Marketing should be local and specific
Your business plan should not treat marketing as an afterthought. Simulator businesses are local businesses first. You need a clear plan to reach golfers, groups, and nearby businesses in your trade area.
For a golf-focused concept, lessons, league nights, winter practice packages, and local partnerships can drive repeat traffic. For an entertainment-led concept, event bookings, corporate outings, birthdays, and seasonal promotions may matter more. In both cases, your messaging has to match the experience you actually deliver.
A common mistake is trying to market to everyone. Serious golfers, casual social groups, and families can all be valuable customers, but they do not respond to the same offer. Your plan should identify your primary audience first, then define secondary opportunities.
The smartest plans leave room to adjust
The best golf simulator business plan is not the one with the boldest revenue chart. It is the one that makes room for reality.
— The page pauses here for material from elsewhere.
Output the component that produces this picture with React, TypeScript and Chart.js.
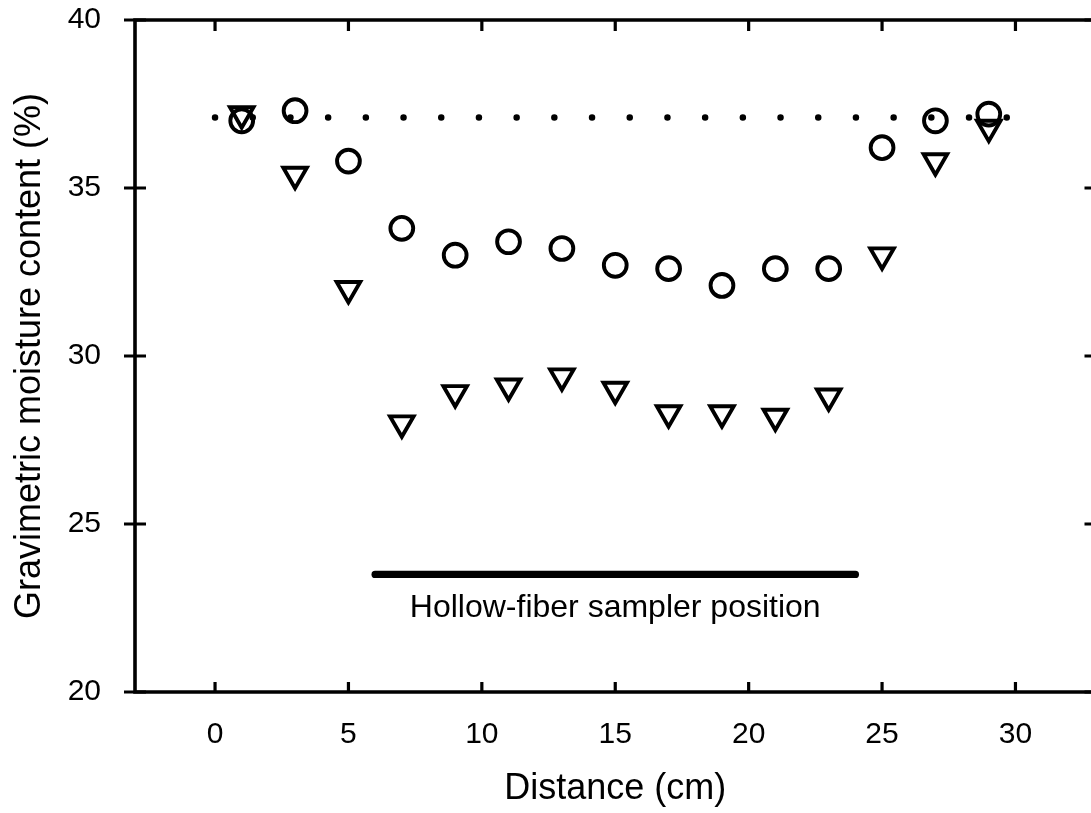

Maybe your first location performs better with memberships than hourly play. Maybe lessons become a bigger driver than events. Maybe your market supports premium pricing, or maybe value pricing gets more traction.
A smart plan gives you a framework for decisions, not a fantasy version of the business. If you invest in the right space, the right equipment, and the right setup from the start, you give yourself options later. That is usually what separates a short-term attraction from a business that earns trust, repeat traffic, and long-term revenue.
Before you sign a lease or order equipment, slow down long enough to pressure-test the plan. A few good decisions early can save you a lot of expensive ones later.